The season was pretty much the stuff of fantasy for a rookie player in the NHL: four goals opening night, his OT heroics in the Centennial Classic, breaking Wendel Clark’s record for most goals in a season by a Leaf rookie (34), the franchise record for most rookie points in a season, most goals by an American-born rookie, notching 40 goals (second in the league, most scored by any Leaf since Mats Sundin in 2001-02). Matthews finished the season with 69 points, good for 20th in the league and won the Calder Trophy by the landslide.
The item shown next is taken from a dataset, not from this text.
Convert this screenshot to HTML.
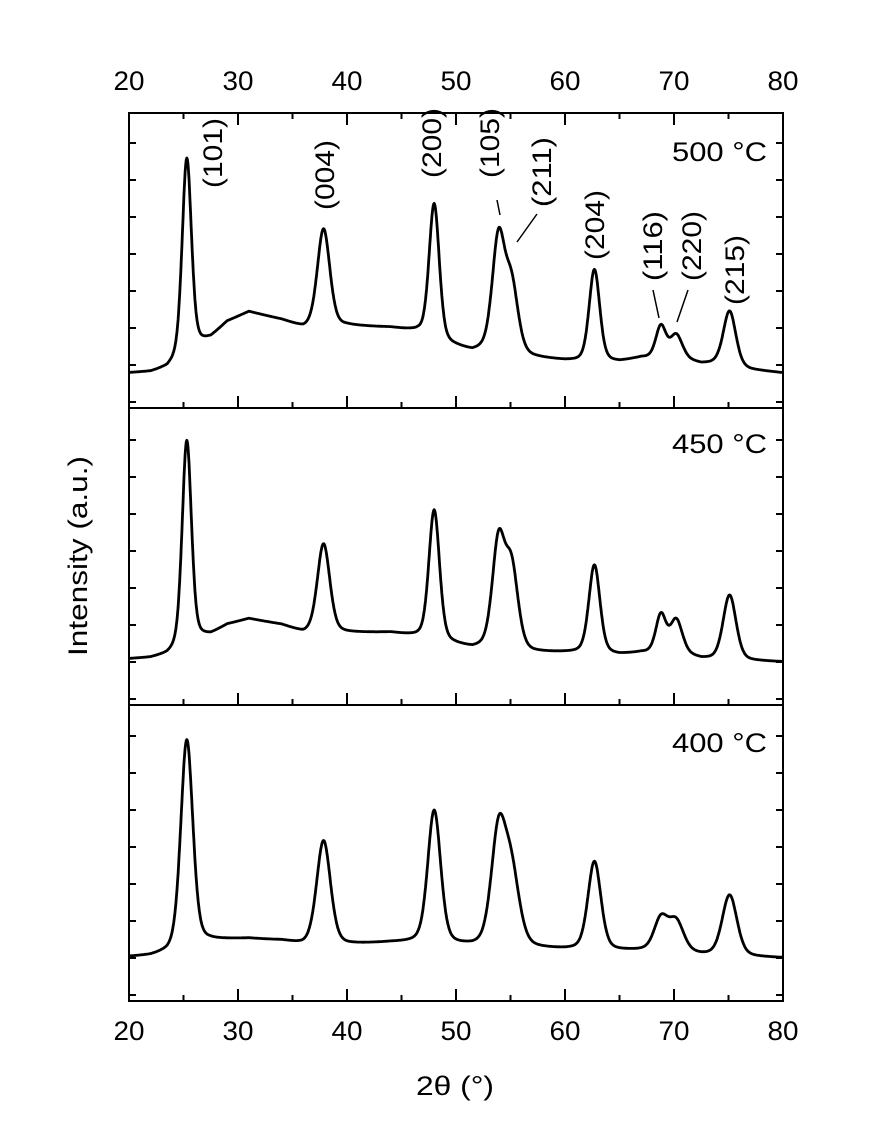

In the playoffs, Auston scored a goal in four consecutive games and was an integral part of a Leafs team that nearly pushed the President’s Trophy winners to a Game 7, with all six games decided by a single goal, including five in OT. Auston’s stat line read: four goals, one assist, five points (the goal and point totals were both team leaders).
Leafs fans have watched a lot of bad hockey over the years, withstood a lot of bad managerial decisions, poor ownership, new ownership, turnover on the ice and in the press boxes, and a playoff drought that — if not for a half-season appearance — would have lasted from 2003-04 until just a few months ago. There were waffles thrown, fans with bags on their heads, 18-wheelers falling off of cliffs, 4-1 as “the new worst lead in hockey,” Salute-Gate, Peter Horachek, David Clarkson, and players sparring with the media. You name it, it happened in Toronto the last decade.
Leafs fans have come out the other side and finally have a nice thing going for them. Auston Matthews is a Toronto Maple Leaf, and he’s just getting started. Add William Nylander, Mitch Marner, Connor Brown, Morgan Reilly, Nikita Zaitsev and now Timothy Liljegren to the nucleus of young talent, and it’s a good time to be a Leafs fan.